TASK: From the top of the entries, reproduce each line exactly, stopping after the line that contains "ys = alt.Scale(domain=[1000, 1300], nice=False, zero=False)". Omit pictures.
— start of GIVEN DATA —
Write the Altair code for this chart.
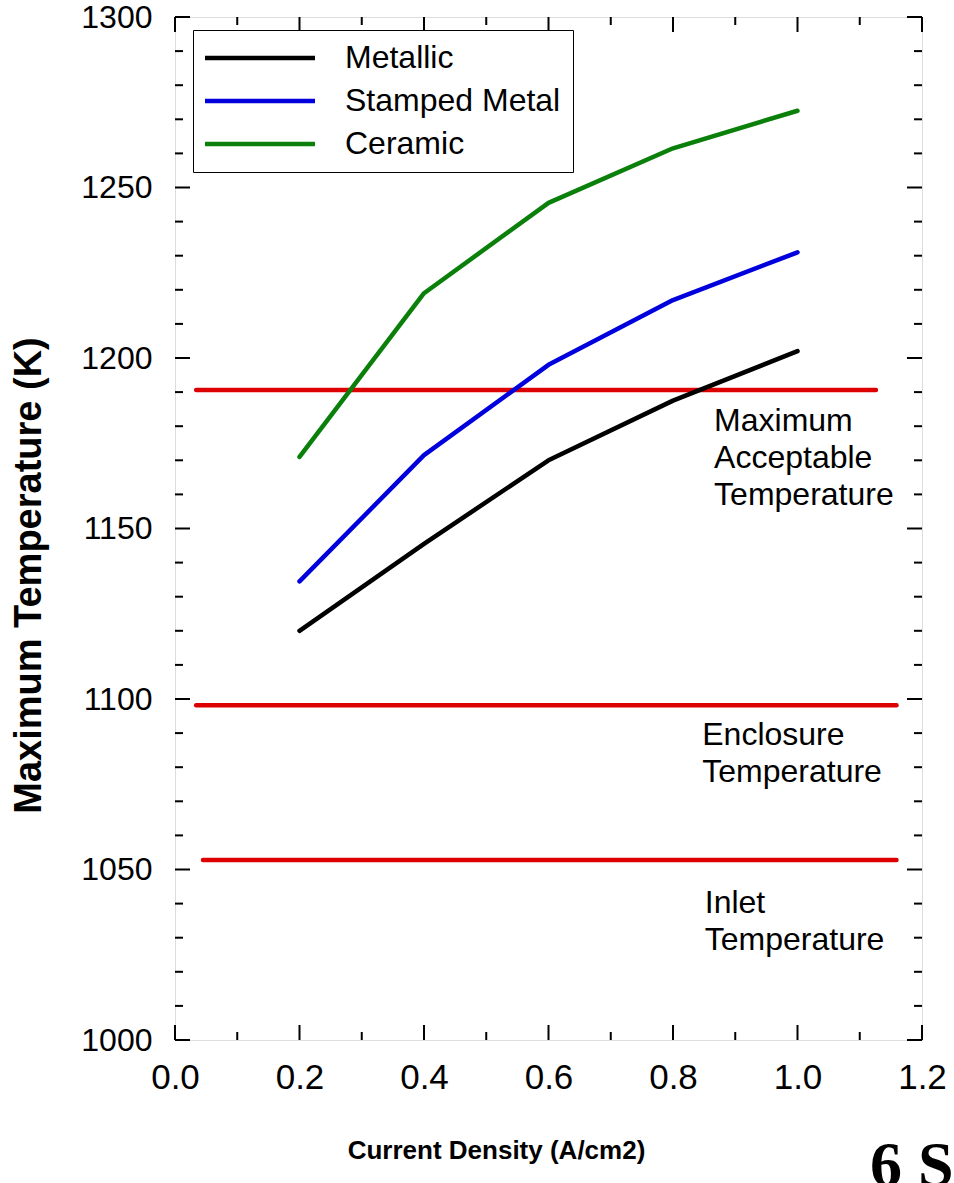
import altair as alt
import pandas as pd

# Current density (A/cm2) and peak temperature (K) for each interconnect type
density = [0.2, 0.4, 0.6, 0.8, 1.0]
metallic = [1120, 1145.5, 1170, 1187.5, 1202]
stamped_metal = [1134.5, 1171.5, 1198, 1217, 1231]
ceramic = [1171, 1219, 1245.5, 1261.5, 1272.5]
series_names = ["Metallic", "Stamped Metal", "Ceramic"]
series_colors = ["#000000", "#0000dc", "#0a800a"]

# Horizontal reference temperatures (K) and their horizontal extent
ref_temps = [1190.6, 1098.2, 1052.8]
ref_start = [0.034, 0.034, 0.045]
ref_end = [1.126, 1.159, 1.159]
ref_labels = ["Maximum\nAcceptable\nTemperature", "Enclosure\nTemperature", "Inlet\nTemperature"]
label_x = [0.866, 0.847, 0.851]
label_y = [1181.5, 1089.4, 1040.2]

# Axis ticks
x_major = [0.0, 0.2, 0.4, 0.6, 0.8, 1.0, 1.2]
x_minor = [0.1, 0.3, 0.5, 0.7, 0.9, 1.1]
y_major = [1000, 1050, 1100, 1150, 1200, 1250, 1300]
y_minor = [v for v in range(1000, 1301, 10) if v % 50 != 0]

W, H = 747, 1023
FONT = "Liberation Sans"

rows = []
for name, vals in zip(series_names, [metallic, stamped_metal, ceramic]):
    for d, t in zip(density, vals):
        rows.append({"density": d, "temp": t, "series": name})
df = pd.DataFrame(rows)

xs = alt.Scale(domain=[0, 1.2], nice=False, zero=False)
ys = alt.Scale(domain=[1000, 1300], nice=False, zero=False)

lines = alt.Chart(df).mark_line(strokeWidth=4.5, strokeCap="round", strokeJoin="round").encode(
    x=alt.X("density:Q", scale=xs,
            axis=alt.Axis(values=x_major, format=".1f", title="Current Density (A/cm2)",
                          labelFont=FONT, labelFontSize=35, labelColor="black",
                          labelPadding=20, ticks=False, tickSize=0, domain=False, grid=False,
                          titleFont=FONT, titleFontSize=26, titleFontWeight="bold",
                          titleColor="black", titleX=321, titleY=110, titleAlign="center",
                          titleBaseline="middle", labelFlush=False)),
    y=alt.Y("temp:Q", scale=ys,
            axis=alt.Axis(values=y_major, format="d", title="Maximum Temperature (K)",
                          labelFont=FONT, labelFontSize=32, labelColor="black",
                          labelPadding=23, ticks=False, tickSize=0, domain=False, grid=False,
                          titleFont=FONT, titleFontSize=38, titleFontWeight="bold",
                          titleColor="black", titleX=-146, titleY=558, titleAngle=270,
                          titleAlign="center", titleBaseline="middle", labelFlush=False)),
    color=alt.Color("series:N",
                    scale=alt.Scale(domain=series_names, range=series_colors),
                    legend=alt.Legend(title=None, orient="none", legendX=18, legendY=13,
                                      symbolType="M-5,0H5", symbolSize=484, symbolStrokeWidth=4.5,
                                      labelFont=FONT, labelFontSize=32, labelColor="black",
                                      labelLimit=400, labelOffset=69, symbolOffset=39,
                                      padding=12, rowPadding=11, strokeColor="black",
                                      fillColor="white", cornerRadius=0)),
    order="density:Q",
)

ref_df = pd.DataFrame({"temp": ref_temps, "x0": ref_start, "x1": ref_end})
ref_lines = alt.Chart(ref_df).mark_rule(color="#dd0000", strokeWidth=4.5, strokeCap="round").encode(
    x=alt.X("x0:Q", scale=xs), x2="x1:Q", y=alt.Y("temp:Q", scale=ys)
)

lab_df = pd.DataFrame({"label": ref_labels, "x": label_x, "y": label_y})
ref_text = alt.Chart(lab_df).mark_text(
    align="left", baseline="middle", font=FONT, fontSize=32, lineHeight=37, color="black", lineBreak="\n"
).encode(x=alt.X("x:Q", scale=xs), y=alt.Y("y:Q", scale=ys), text="label:N")

# Inward-pointing frame ticks on all four sides
def xticks(vals, size):
    d = pd.DataFrame({"v": vals})
    bottom = alt.Chart(d).mark_rule(color="black", strokeWidth=2).encode(
        x=alt.X("v:Q", scale=xs), y=alt.value(H), y2=alt.value(H - size))
    top = alt.Chart(d).mark_rule(color="black", strokeWidth=2).encode(
        x=alt.X("v:Q", scale=xs), y=alt.value(0), y2=alt.value(size))
    return [bottom, top]

def yticks(vals, size):
    d = pd.DataFrame({"v": vals})
    left = alt.Chart(d).mark_rule(color="black", strokeWidth=2).encode(
        y=alt.Y("v:Q", scale=ys), x=alt.value(0), x2=alt.value(size))
    right = alt.Chart(d).mark_rule(color="black", strokeWidth=2).encode(
        y=alt.Y("v:Q", scale=ys), x=alt.value(W), x2=alt.value(W - size))
    return [left, right]

tick_layers = xticks(x_major, 15) + xticks(x_minor, 8) + yticks(y_major, 15) + yticks(y_minor, 8)

corner = alt.Chart(pd.DataFrame({"t": ["6 S"]})).mark_text(
    align="left", baseline="alphabetic", font="Liberation Serif", fontSize=64,
    fontWeight="bold", color="black"
).encode(x=alt.value(695), y=alt.value(1169), text="t:N")

chart = alt.layer(ref_lines, lines, ref_text, *tick_layers, corner).properties(
    width=W, height=H,
    autosize=alt.AutoSizeParams(type="none"),
    padding={"left": 175, "top": 17, "right": 32, "bottom": 143},
).configure_view(stroke="black", strokeWidth=3.5).configure(background="white")

chart.save("out.html", embed_options={"renderer": "svg", "actions": False})
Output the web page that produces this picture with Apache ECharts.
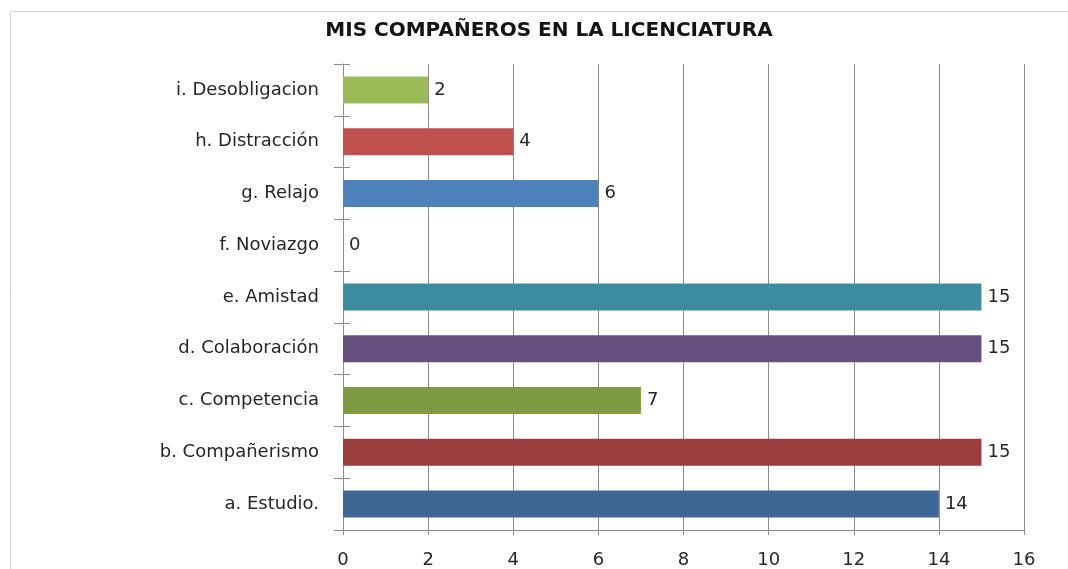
<!DOCTYPE html>
<html>
<head>
<meta charset="utf-8">
<script src="https://cdn.jsdelivr.net/npm/echarts@6/dist/echarts.min.js"></script>
<style>
html,body{margin:0;padding:0;background:#fff;}
#chart{width:1068px;height:569px;}
</style>
</head>
<body>
<div id="chart"></div>
<script>
// Data (bottom to top as drawn on the category axis)
const categories = ["a. Estudio.", "b. Compañerismo", "c. Competencia", "d. Colaboración", "e. Amistad", "f. Noviazgo", "g. Relajo", "h. Distracción", "i. Desobligacion"];
const values = [14, 15, 7, 15, 15, 0, 6, 4, 2];
const xTicks = [0, 2, 4, 6, 8, 10, 12, 14, 16];
const titleText = "MIS COMPAÑEROS EN LA LICENCIATURA";

// Styles
const barColors = ["#3E6796", "#9A3D3C", "#7E9A43", "#674F80", "#3D8BA0", "#4F81BD", "#4F81BD", "#C0504D", "#9BBB59"];
const FONT = "DejaVu Sans";

const chart = echarts.init(document.getElementById('chart'), null, {renderer: 'canvas'});
chart.setOption({
  backgroundColor: '#ffffff',
  animation: false,
  title: {
    text: titleText,
    left: 544,
    textAlign: 'center',
    top: 16,
    textStyle: {fontFamily: FONT, fontSize: 20, fontWeight: 'bold', color: '#141414'}
  },
  graphic: [{
    type: 'rect',
    shape: {x: 10.5, y: 11.5, width: 1200, height: 700},
    style: {fill: 'none', stroke: '#d4d4d4', lineWidth: 1},
    silent: true
  }],
  grid: {left: 343, right: 44, top: 64, bottom: 39, containLabel: false},
  xAxis: {
    type: 'value',
    min: xTicks[0],
    max: xTicks[xTicks.length - 1],
    interval: xTicks[1] - xTicks[0],
    axisLine: {show: true, lineStyle: {color: '#8c8c8c', width: 1}},
    axisTick: {show: true, length: 5, lineStyle: {color: '#8c8c8c'}},
    splitLine: {show: true, lineStyle: {color: '#8c8c8c', width: 1}},
    axisLabel: {margin: 21, fontFamily: FONT, fontSize: 18, color: '#262626'}
  },
  yAxis: [{
    type: 'category',
    data: categories,
    axisLine: {show: true, lineStyle: {color: '#8c8c8c', width: 1}},
    axisTick: {show: true, length: 9, lineStyle: {color: '#8c8c8c'}},
    axisLabel: {margin: 24, fontFamily: FONT, fontSize: 18, color: '#262626'}
  }, {
    type: 'category',
    data: categories,
    position: 'left',
    axisLine: {show: false},
    axisTick: {show: true, inside: true, length: 7, lineStyle: {color: '#8c8c8c'}},
    axisLabel: {show: false}
  }],
  series: [{
    type: 'bar',
    yAxisIndex: 0,
    data: values.map((v, i) => ({value: v, itemStyle: {color: barColors[i]}})),
    barWidth: 27,
    label: {
      show: true,
      position: 'right',
      distance: 6,
      fontFamily: FONT,
      fontSize: 18,
      color: '#262626'
    }
  }]
});
</script>
</body>
</html>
— end of GIVEN DATA —
RESULT OF THE TASK:
Write the Altair code for this chart.
import altair as alt
import pandas as pd

# Current density (A/cm2) and peak temperature (K) for each interconnect type
density = [0.2, 0.4, 0.6, 0.8, 1.0]
metallic = [1120, 1145.5, 1170, 1187.5, 1202]
stamped_metal = [1134.5, 1171.5, 1198, 1217, 1231]
ceramic = [1171, 1219, 1245.5, 1261.5, 1272.5]
series_names = ["Metallic", "Stamped Metal", "Ceramic"]
series_colors = ["#000000", "#0000dc", "#0a800a"]

# Horizontal reference temperatures (K) and their horizontal extent
ref_temps = [1190.6, 1098.2, 1052.8]
ref_start = [0.034, 0.034, 0.045]
ref_end = [1.126, 1.159, 1.159]
ref_labels = ["Maximum\nAcceptable\nTemperature", "Enclosure\nTemperature", "Inlet\nTemperature"]
label_x = [0.866, 0.847, 0.851]
label_y = [1181.5, 1089.4, 1040.2]

# Axis ticks
x_major = [0.0, 0.2, 0.4, 0.6, 0.8, 1.0, 1.2]
x_minor = [0.1, 0.3, 0.5, 0.7, 0.9, 1.1]
y_major = [1000, 1050, 1100, 1150, 1200, 1250, 1300]
y_minor = [v for v in range(1000, 1301, 10) if v % 50 != 0]

W, H = 747, 1023
FONT = "Liberation Sans"

rows = []
for name, vals in zip(series_names, [metallic, stamped_metal, ceramic]):
    for d, t in zip(density, vals):
        rows.append({"density": d, "temp": t, "series": name})
df = pd.DataFrame(rows)

xs = alt.Scale(domain=[0, 1.2], nice=False, zero=False)
ys = alt.Scale(domain=[1000, 1300], nice=False, zero=False)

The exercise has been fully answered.